Report: G20 Slower Than Third World in Fighting Financial Crime

Published: 19 April 2018

Overall ranking of G20 Countries (From: Transparency International)

Overall ranking of G20 Countries (From: Transparency International)

By Jelter Meers

Two years after the Panama Papers revelations, governments of the world’s 20 largest economies are still not doing enough to ensure companies are transparent about their true owners, according to a Transparency International report released Thursday.

The majority of those countries still do not know who the true owners and controllers of companies are and do not keep corporate information up to date.

Ten G20 countries and two guest countries “have ‘very weak’ legal frameworks when it comes to providing law enforcement, tax authorities and financial intelligence units with access to any beneficial ownership information,” Transparency International said.
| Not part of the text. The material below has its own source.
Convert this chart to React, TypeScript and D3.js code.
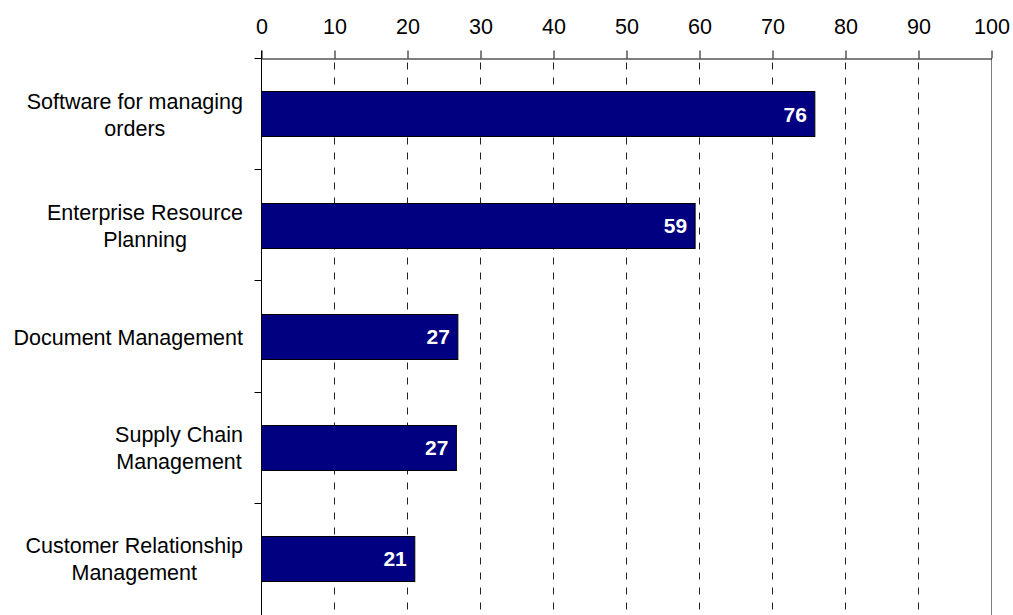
import React, { useEffect, useRef } from "react";
import * as d3 from "d3";

const categories: string[][] = [
  ["Software for managing", "orders"],
  ["Enterprise Resource", "Planning"],
  ["Document Management"],
  ["Supply Chain", "Management"],
  ["Customer Relationship", "Management"],
];
const values: number[] = [75.8, 59.4, 26.9, 26.7, 21.0];
const valueLabels: string[] = ["76", "59", "27", "27", "21"];
const xTicks: number[] = [0, 10, 20, 30, 40, 50, 60, 70, 80, 90, 100];

const W = 1013;
const H = 615;
const FONT = "Arial, 'Liberation Sans', sans-serif";

export default function App() {
  const ref = useRef<SVGSVGElement | null>(null);

  useEffect(() => {
    const svg = d3.select(ref.current);
    svg.selectAll("*").remove();

    const left = 261.5;
    const right = 991.5;
    const top = 58.5;
    const bottom = 614.5;

    const x = d3.scaleLinear().domain([0, 100]).range([left, right]);
    const keys = categories.map((c) => c.join(" "));
    const y = d3
      .scaleBand<string>()
      .domain(keys)
      .range([top, bottom])
      .paddingInner(0.593)
      .paddingOuter(0.2965);
    const step = y.step();
    const crisp = (v: number) => Math.round(v - 0.5) + 0.5;

    // gridlines
    svg
      .append("g")
      .selectAll("line")
      .data(xTicks.filter((t) => t > 0 && t < 100))
      .join("line")
      .attr("x1", (d) => crisp(x(d)))
      .attr("x2", (d) => crisp(x(d)))
      .attr("y1", top)
      .attr("y2", H)
      .attr("stroke", "#222")
      .attr("stroke-width", 1)
      .attr("stroke-dasharray", "7,8")
      .attr("stroke-dashoffset", -4);

    // right border
    svg
      .append("line")
      .attr("x1", crisp(x(100)))
      .attr("x2", crisp(x(100)))
      .attr("y1", top)
      .attr("y2", H)
      .attr("stroke", "#808080")
      .attr("stroke-width", 1);

    // bars
    svg
      .append("g")
      .selectAll("rect")
      .data(values)
      .join("rect")
      .attr("x", x(0))
      .attr("y", (_, i) => Math.round(y(keys[i])!) + 0.5)
      .attr("width", (d) => x(d) - x(0))
      .attr("height", Math.round(y.bandwidth()))
      .attr("fill", "#000080")
      .attr("stroke", "#000")
      .attr("stroke-width", 1);

    // value labels
    svg
      .append("g")
      .selectAll("text")
      .data(values)
      .join("text")
      .attr("x", (d) => x(d) - 8)
      .attr("y", (_, i) => y(keys[i])! + y.bandwidth() / 2 + 7.5)
      .attr("text-anchor", "end")
      .attr("fill", "#fff")
      .attr("font-family", FONT)
      .attr("font-weight", "bold")
      .attr("font-size", 21)
      .text((_, i) => valueLabels[i]);

    // top axis
    const axis = d3
      .axisTop(x)
      .tickValues(xTicks)
      .tickSize(8)
      .tickSizeOuter(0)
      .tickPadding(17)
      .tickFormat((d) => String(d));
    const ag = svg.append("g").attr("transform", `translate(0,${top})`).call(axis);
    ag.select(".domain").attr("stroke", "#000");
    ag.selectAll(".tick line").attr("stroke", "#000");
    ag.selectAll(".tick text")
      .attr("font-family", FONT)
      .attr("font-size", 21.5)
      .attr("fill", "#000");
    ag.attr("font-family", null).attr("font-size", null);

    // left axis line
    svg
      .append("line")
      .attr("x1", left)
      .attr("x2", left)
      .attr("y1", top - 8)
      .attr("y2", H)
      .attr("stroke", "#000");

    // left ticks at band boundaries
    svg
      .append("g")
      .selectAll("line")
      .data(d3.range(keys.length))
      .join("line")
      .attr("x1", left - 7)
      .attr("x2", left)
      .attr("y1", (i) => crisp(top + i * step))
      .attr("y2", (i) => crisp(top + i * step))
      .attr("stroke", "#000");

    // category labels
    const labelRight = 243;
    const lineH = 27;
    categories.forEach((lines, i) => {
      const cy = y(keys[i])! + y.bandwidth() / 2;
      const g = svg.append("g");
      const texts = lines.map((ln, j) =>
        g
          .append("text")
          .attr("font-family", FONT)
          .attr("font-size", 21.5)
          .attr("fill", "#000")
          .attr("y", cy + (j - (lines.length - 1) / 2) * lineH + 8)
          .text(ln)
      );
      const widths = texts.map((t) => (t.node() as SVGTextElement).getComputedTextLength());
      const maxW = Math.max(...widths);
      texts.forEach((t) => t.attr("text-anchor", "middle").attr("x", labelRight - maxW / 2));
    });
  }, []);

  return (
    <svg
      ref={ref}
      width={W}
      height={H}
      style={{ position: "absolute", left: 0, top: 0, display: "block", background: "#fff" }}
    />
  );
}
Countries that do not belong to the world’s top economies have, on the other hand, made significant improvements.

“G20 countries should be leading the way to put a stop to this,” said Maggie Murphy, senior global advocacy manager at Transparency International. “While they drag their feet, countries such as Afghanistan, Ghana and Nigeria have been moving forward with plans for important mechanisms like public registers of beneficial ownership.”

One exception is the UK, the only G20 country that established a publicly-available central register of beneficial ownership information. Brazil, France, Germany, Italy and guest country Spain do have registers but they are not publicly available.

The UK’s overseas territories still create a problem because their legal systems obscure the identities of those who establish companies there. In 2017, Transparency’s UK division identified £4.4 billion (US$ 6.26 billion) worth of property bought with suspicious wealth in the UK. Some 90 percent of the companies used to buy those properties were incorporated in the British Virgin Islands.

The countries with the worst assessment are Canada and South Korea, which are the only two countries in the report that have an overall “weak beneficial ownership transparency framework.” In 2015, however, six countries still received this ranking.

In general, 11 G20 countries have “weak” or “average” legal frameworks to provide transparency with regards to beneficial ownership. In 2015, that number was fifteen. While there has been an improvement in this regard, the “progress is too slow,” according to the report.

Argentina, Australia, Brazil, Germany, India, Saudi Arabia, South Africa and Turkey have not made any risk assessment to combat money laundering within the last five years.

In none of the countries are register authorities required to verify company information and only Argentina, Italy and Spain might verify information if something looks suspicious.

Verifying corporate information “is weak across the board,” according to the report. Authorities are therefore not able to investigate suspicious financial cases and banks and businesses cannot be diligent.

The weak spots remain lawyers, real estate agents, trusts and company service providers, all “gatekeepers” for money laundering.

Nine countries allow financial transactions where the beneficial owners cannot be identified and eight countries still permit nominee shareholders to not disclose for whom they are actually working.

Anonymity in the ownership of companies and trusts facilitates corruption, drugs trade, environmental crime, evading sanctions and taxes, human trafficking and terrorism, the report states.